Of course, if implemented, this would lock out anybody who uses an unsupported operating system for which the government hasn't made available a version of its Green And Gold Dam software, not to mention the scope for abuse. Imagine that, a year later, a law is quietly passed and the software updated to search users' hard drives for images that might be pornographic and forward them to the police, in the guise of hunting down paedophiles, or for text documents that might conceivably be "terrorist materials". Other than a few people being raided for possessing nude images of small-breasted models or similarly suspicious materials, all of a sudden, the police have a copy of everyone's private photos and other files; it's a good thing that the Australian police are renowned for their incorruptibility, and neither individual officers nor the police forces would ever abuse such sweeping powers.
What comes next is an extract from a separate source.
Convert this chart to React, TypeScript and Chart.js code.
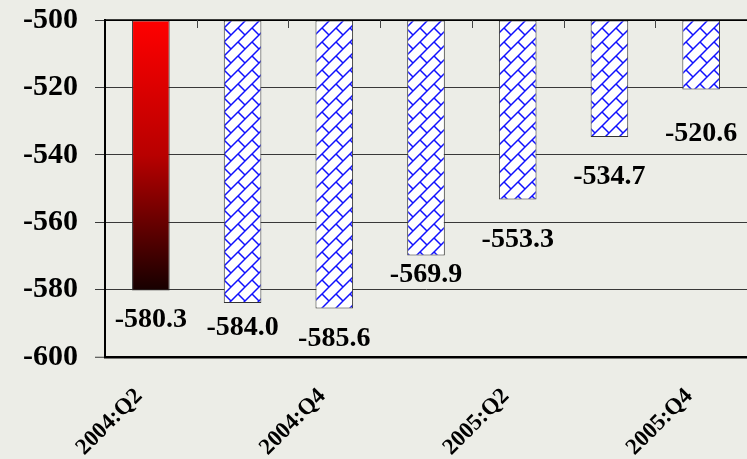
import React, { useEffect, useRef } from 'react';
import { Chart, registerables } from 'chart.js';

Chart.register(...registerables);

const categories = ['2004:Q2', '2004:Q3', '2004:Q4', '2005:Q1', '2005:Q2', '2005:Q3', '2005:Q4'];
const values = [-580.3, -584.0, -585.6, -569.9, -553.3, -534.7, -520.6];
const valueLabels = ['-580.3', '-584.0', '-585.6', '-569.9', '-553.3', '-534.7', '-520.6'];
const shownTickLabels = ['2004:Q2', '', '2004:Q4', '', '2005:Q2', '', '2005:Q4'];
const yMin = -600;
const yMax = -500;
const yStep = 20;
const barBase = -500;
// label baseline distance (px) below each bar's end, as placed in the original
const labelOffsets = [36, 32, 38, 26, 47, 47, 52];

const FONT = '"Liberation Serif", "Times New Roman", serif';
const BG = '#ECEDE7';

function makeBrickPattern(ctx: CanvasRenderingContext2D): CanvasPattern | string {
  const s = 14;
  const c = document.createElement('canvas');
  c.width = s;
  c.height = s;
  const g = c.getContext('2d');
  if (!g) return '#ffffff';
  g.fillStyle = '#ffffff';
  g.fillRect(0, 0, s, s);
  g.strokeStyle = '#1010ff';
  g.lineWidth = 1.5;
  g.beginPath();
  g.moveTo(-1, s + 1);
  g.lineTo(s + 1, -1);
  g.moveTo(-2, 2);
  g.lineTo(2, -2);
  g.moveTo(s - 2, s + 2);
  g.lineTo(s + 2, s - 2);
  g.moveTo(0, 0);
  g.lineTo(s / 2, s / 2);
  g.moveTo(s, s);
  g.lineTo(s + 1, s + 1);
  g.stroke();
  return ctx.createPattern(c, 'repeat') || '#ffffff';
}

const topTicksPlugin = {
  id: 'topTicks',
  afterDatasetsDraw(chart: any) {
    const { ctx, chartArea, scales } = chart;
    const x = scales.x;
    ctx.save();
    ctx.strokeStyle = '#000';
    ctx.lineWidth = 1.5;
    ctx.beginPath();
    ctx.moveTo(chartArea.left, chartArea.top);
    ctx.lineTo(chartArea.right, chartArea.top);
    ctx.stroke();
    ctx.strokeStyle = '#444';
    ctx.lineWidth = 1;
    for (let i = 1; i < categories.length; i++) {
      const px = Math.round((x.getPixelForValue(i - 1) + x.getPixelForValue(i)) / 2) + 0.5;
      ctx.beginPath();
      ctx.moveTo(px, chartArea.top);
      ctx.lineTo(px, chartArea.top + 8);
      ctx.stroke();
    }
    ctx.restore();
  },
};

const valueLabelPlugin = {
  id: 'valueLabels',
  afterDatasetsDraw(chart: any) {
    const { ctx } = chart;
    const meta = chart.getDatasetMeta(0);
    ctx.save();
    ctx.font = `bold 28px ${FONT}`;
    ctx.fillStyle = '#000';
    ctx.textAlign = 'center';
    ctx.textBaseline = 'alphabetic';
    meta.data.forEach((bar: any, i: number) => {
      ctx.fillText(valueLabels[i], bar.x, bar.y + labelOffsets[i]);
    });
    ctx.restore();
  },
};

export default function App() {
  const ref = useRef<HTMLCanvasElement | null>(null);

  useEffect(() => {
    const canvas = ref.current;
    if (!canvas) return;
    const ctx2d = canvas.getContext('2d') as CanvasRenderingContext2D;
    const pattern = makeBrickPattern(ctx2d);

    const chart = new Chart(canvas, {
      type: 'bar',
      data: {
        labels: categories,
        datasets: [
          {
            data: values,
            base: barBase,
            backgroundColor: (c: any) => {
              if (c.dataIndex !== 0) return pattern;
              const ch = c.chart;
              const ys = ch.scales && ch.scales.y;
              if (!ys || !ch.chartArea) return '#cc0000';
              const y0 = ys.getPixelForValue(barBase);
              const y1 = ys.getPixelForValue(values[0]);
              const grad = ch.ctx.createLinearGradient(0, y0, 0, y1);
              grad.addColorStop(0, '#ff0000');
              grad.addColorStop(0.5, '#b80000');
              grad.addColorStop(1, '#160000');
              return grad;
            },
            borderColor: '#333333',
            borderWidth: 1,
            borderSkipped: false,
            barPercentage: 0.41,
            categoryPercentage: 1,
          } as any,
        ],
      },
      options: {
        responsive: false,
        animation: false,
        layout: { padding: { top: 20, right: 0, left: 0, bottom: 0 } },
        plugins: {
          legend: { display: false },
          tooltip: { enabled: false },
        },
        scales: {
          x: {
            grid: { display: false, drawTicks: false },
            border: { display: false },
            ticks: {
              autoSkip: false,
              maxRotation: 45,
              minRotation: 45,
              padding: 26,
              labelOffset: -12,
              color: '#000',
              font: { family: FONT, size: 23, weight: 'bold' },
              callback: (_v: any, i: number) => shownTickLabels[i],
            },
            afterFit: (s: any) => {
              s.height = 102;
              s.paddingLeft = 0;
              s.paddingRight = 0;
            },
          },
          y: {
            min: yMin,
            max: yMax,
            ticks: {
              stepSize: yStep,
              padding: 17,
              color: '#000',
              font: { family: FONT, size: 30, weight: 'bold' },
            },
            grid: {
              color: (c: any) => (c.tick && (c.tick.value === yMin || c.tick.value === yMax) ? '#000' : '#383838'),
              lineWidth: (c: any) => (c.tick && c.tick.value === yMin ? 2.5 : 1),
              tickLength: 10,
              tickColor: '#383838',
              tickWidth: 1,
            },
            border: { display: true, color: '#000', width: 2 },
            afterFit: (s: any) => {
              s.width = 105;
              s.paddingTop = 0;
              s.paddingBottom = 0;
            },
          },
        },
      } as any,
      plugins: [topTicksPlugin, valueLabelPlugin],
    });

    return () => chart.destroy();
  }, []);

  return (
    <div style={{ position: 'absolute', left: 0, top: 0, width: 747, height: 459, background: BG }}>
      <canvas ref={ref} width={747} height={459} style={{ display: 'block' }} />
    </div>
  );
}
Of course, once the software is, by law, on everyone's machine, the possibilities don't end there. In the age of the Long Siege, it's not unlikely that security agencies would have special powers to use this in a targeted fashion to go after persons of special concern (which, in the eyes of the Murdoch tabloids and their readership, means bloodthirsty paedoterrorist extremists who should all be locked up, but in reality is likely to mean environmental protesters, social-justice groups and anyone who looks suspicious). If ASIO or the AFP can surreptitiously modify files on computers at, say, Greenpeace or the Greens, think of the COINTELPRO-style hijinks they could get up to; changing the plans of protests, planting evidence that key organisers are informers, or just disrupting campaigns at key moments. And so, as if by magic, protests fizzle, media campaigns fail, opposition groups disintegrate in acrimony, and Australian democracy becomes a lot more efficiently managed. Confound their politics, indeed.
Of course, the Green and Gold Dam is by no means a done deal. Perhaps it's a proposal which will die, recognised for its heavy-handedness and unfeasibility. Or perhaps it's an ambit claim, to make the government's existing plans (the national firewall and ISP-based surveillance infrastructure) seem more moderate by comparison.